ZeronixSama OP t1_iuitqgd wrote on October 31, 2022 at 5:32 PM

Reply to comment by Red-Portal in [D] Diffusion vs MCMC as sampling algorithms by ZeronixSama

Ok, I think this blog post helped me understand: https://lilianweng.github.io/posts/2021-07-11-diffusion-models/

Essentially the idea is that tractable log likelihoods are usually not flexible enough to capture rich structure in datasets and vice versa. So explicitly trying to model the log likelihood for such datasets is a doomed endeavour, but modelling the gradient of log likelihood is both tractable and flexible 'enough' to be practically useful.
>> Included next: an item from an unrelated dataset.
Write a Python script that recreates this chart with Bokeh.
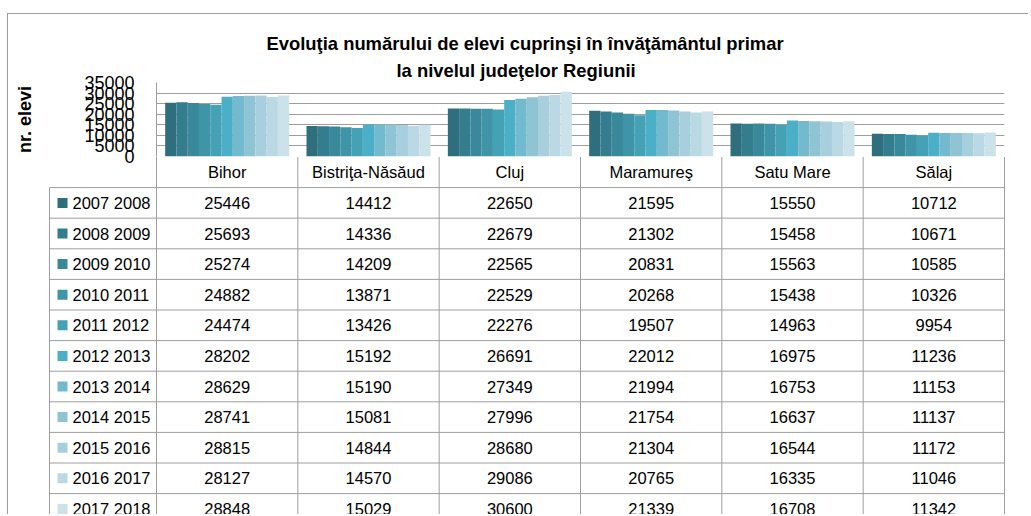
from bokeh.plotting import figure
from bokeh.models import FactorRange, Range1d, FixedTicker, Title, ColumnDataSource
from bokeh.layouts import column
from bokeh.embed import file_html
from bokeh.resources import INLINE
from bokeh.core.properties import value

# ---------------- data ----------------
title_line1 = "Evoluţia numărului de elevi cuprinşi în învăţământul primar"
title_line2 = "la nivelul judeţelor Regiunii"
y_label = "nr. elevi"

counties = ["Bihor", "Bistriţa-Năsăud", "Cluj", "Maramureş", "Satu Mare", "Sălaj"]
seasons = ["2007 2008", "2008 2009", "2009 2010", "2010 2011", "2011 2012",
           "2012 2013", "2013 2014", "2014 2015", "2015 2016", "2016 2017", "2017 2018"]

bihor     = [25446, 25693, 25274, 24882, 24474, 28202, 28629, 28741, 28815, 28127, 28848]
bistrita  = [14412, 14336, 14209, 13871, 13426, 15192, 15190, 15081, 14844, 14570, 15029]
cluj      = [22650, 22679, 22565, 22529, 22276, 26691, 27349, 27996, 28680, 29086, 30600]
maramures = [21595, 21302, 20831, 20268, 19507, 22012, 21994, 21754, 21304, 20765, 21339]
satu_mare = [15550, 15458, 15563, 15438, 14963, 16975, 16753, 16637, 16544, 16335, 16708]
salaj     = [10712, 10671, 10585, 10326, 9954, 11236, 11153, 11137, 11172, 11046, 11342]
series_by_county = [bihor, bistrita, cluj, maramures, satu_mare, salaj]

y_ticks = [0, 5000, 10000, 15000, 20000, 25000, 30000, 35000]

# ---------------- style ----------------
colors = ["#2E6E7D", "#347D8E", "#3A899B", "#3F94A7", "#45A1B5", "#4CAFC8",
          "#74BACF", "#8FC4D5", "#A7CFDD", "#BAD9E4", "#CCE2EA"]
FONT = "Liberation Sans"
GRID = "#9E9E9E"

# layout (page pixels; page has no body margin)
W, HB = 1020, 358
PX0, PY0 = 8, 14
PLOT_L, PLOT_R, PLOT_T, PLOT_B = 156, 1004, 82, 156
OVERLAP = 10          # chart canvas reaches under the table so the "0" tick label shows
HA = PLOT_B - PY0 + OVERLAP
TABLE_L = 49
ROW_H = 30.6

# ---------------- chart ----------------
factors = [(c, s) for c in counties for s in seasons]
tops = [v for vals in series_by_county for v in vals]
fills = [colors[i] for _ in counties for i in range(len(seasons))]

pa = figure(width=W, height=HA,
            x_range=FactorRange(*factors, group_padding=1.54, range_padding=0.77,
                                range_padding_units="absolute"),
            y_range=Range1d(0, 35000),
            x_axis_location=None, title_location=None,
            output_backend="svg", toolbar_location=None,
            min_border_left=PLOT_L - PX0, min_border_right=PX0 + W - PLOT_R,
            min_border_top=PLOT_T - PY0, min_border_bottom=OVERLAP)
pa.frame_align = False
pa.outline_line_color = None
pa.background_fill_color = "white"
pa.border_fill_color = "white"
pa.xgrid.visible = False
pa.ygrid.grid_line_color = GRID
pa.ygrid.ticker = FixedTicker(ticks=y_ticks)

src = ColumnDataSource(dict(x=factors, top=tops, color=fills))
pa.vbar(x="x", top="top", width=1.0, fill_color="color", line_color=None, source=src)

ya = pa.yaxis[0]
ya.ticker = FixedTicker(ticks=y_ticks)
ya.major_label_text_font = FONT
ya.major_label_text_font_size = "18px"
ya.major_label_text_color = "#000000"
ya.major_tick_line_color = None
ya.minor_tick_line_color = None
ya.major_tick_in = 0
ya.major_tick_out = 0
ya.axis_line_color = GRID
ya.major_label_standoff = 22
ya.axis_label = y_label
ya.axis_label_text_font = FONT
ya.axis_label_text_font_size = "18px"
ya.axis_label_text_font_style = "bold"
ya.axis_label_text_color = "#000000"
ya.axis_label_standoff = 46

t2 = Title(text=title_line2, align="left", offset=396 - PLOT_L, standoff=3,
           text_font=FONT, text_font_size="18.4px", text_font_style="bold",
           text_color="#000000")
pa.add_layout(t2, "above")
t1 = Title(text=title_line1, align="left", offset=266 - PLOT_L, standoff=6,
           text_font=FONT, text_font_size="18.4px", text_font_style="bold",
           text_color="#000000")
pa.add_layout(t1, "above")

# ---------------- data table ----------------
CW = (PLOT_R - PLOT_L) / len(counties)
BL, BR = 47, 1006
LC = (TABLE_L - PLOT_L) / CW
n_rows = len(seasons)
n_cols = len(counties)

pb = figure(width=W, height=HB,
            x_range=Range1d((BL - PLOT_L) / CW, (BR - PLOT_L) / CW),
            y_range=Range1d(start=(HB - 0.5) / ROW_H, end=-0.5 / ROW_H),
            x_axis_location=None, y_axis_location=None, title_location=None,
            output_backend="svg", toolbar_location=None,
            min_border_left=BL - PX0, min_border_right=PX0 + W - BR,
            min_border_top=0, min_border_bottom=0,
            margin=(-OVERLAP, 0, 0, 0))
pb.frame_align = False
pb.outline_line_color = None
pb.background_fill_color = None
pb.border_fill_color = None
pb.xgrid.visible = False
pb.ygrid.visible = False

hy = list(range(1, n_rows + 2))
pb.segment(x0=[LC] * len(hy), y0=hy, x1=[n_cols] * len(hy), y1=hy,
           line_color=GRID, line_width=1)
vx = [LC] + list(range(n_cols + 1))
vy0 = [1] + [0] * (n_cols + 1)
pb.segment(x0=vx, y0=vy0, x1=vx, y1=[n_rows + 1] * len(vx),
           line_color=GRID, line_width=1)

# header (categories)
pb.text(x=[i + 0.5 for i in range(n_cols)], y=[0.5] * n_cols, text=counties,
        text_align="center", text_baseline="middle",
        text_font=value(FONT), text_font_size="16.5px", text_color="#000000")

# values
tx, ty, tt = [], [], []
for ci, vals in enumerate(series_by_county):
    for si, v in enumerate(vals):
        tx.append(ci + 0.5)
        ty.append(si + 1.5)
        tt.append(str(v))
pb.text(x=tx, y=ty, text=tt, text_align="center", text_baseline="middle",
        text_font=value(FONT), text_font_size="16.5px", text_color="#000000")

# legend keys + labels
KEY_X = (62 - PLOT_L) / CW
LAB_X = (72 - PLOT_L) / CW
rows_y = [si + 1.5 for si in range(n_rows)]
pb.scatter(x=[KEY_X] * n_rows, y=rows_y, marker="square", size=10,
           fill_color=colors, line_color=None)
pb.text(x=[LAB_X] * n_rows, y=rows_y, text=seasons, text_align="left",
        text_baseline="middle", text_font=value(FONT), text_font_size="16.5px",
        text_color="#000000")

layout = column(pa, pb, margin=(13, 0, 0, 7),
                styles={"border-top": "1px solid " + GRID, "border-left": "1px solid " + GRID})

open("out.html", "w").write(file_html(layout, INLINE))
P.S. That does make me wonder, if it's turtles all the way down... In a sense, distributions whose grad(log-likelihood) can be tractably modelled could also argued to be less flexible than distributions which don't fall within this class, and so in the future there may be some second-order diffusion method that operates on the grad(grad(log-likelihood)) instead. Downside is huge compute required for second derivative, but upside could be much more flexible modelling capability

Red-Portal t1_iuiv69n wrote on October 31, 2022 at 5:42 PM

The intuition is actually simpler in my opinion. Modeling the likelihood in a non-parametric fashion is basically density estimation. The problem is that density estimation in dimensions higher than 2 is a problem well known to be difficult. Especially since you need to accurately estimate the absolute probability density values over the whole space, which need to be globally consistent. In contrast, the score only cares about relative density values, which are local properties. So that's an easier problem. However, you now need your local information to cover enough space, which is done through annealing/tempering.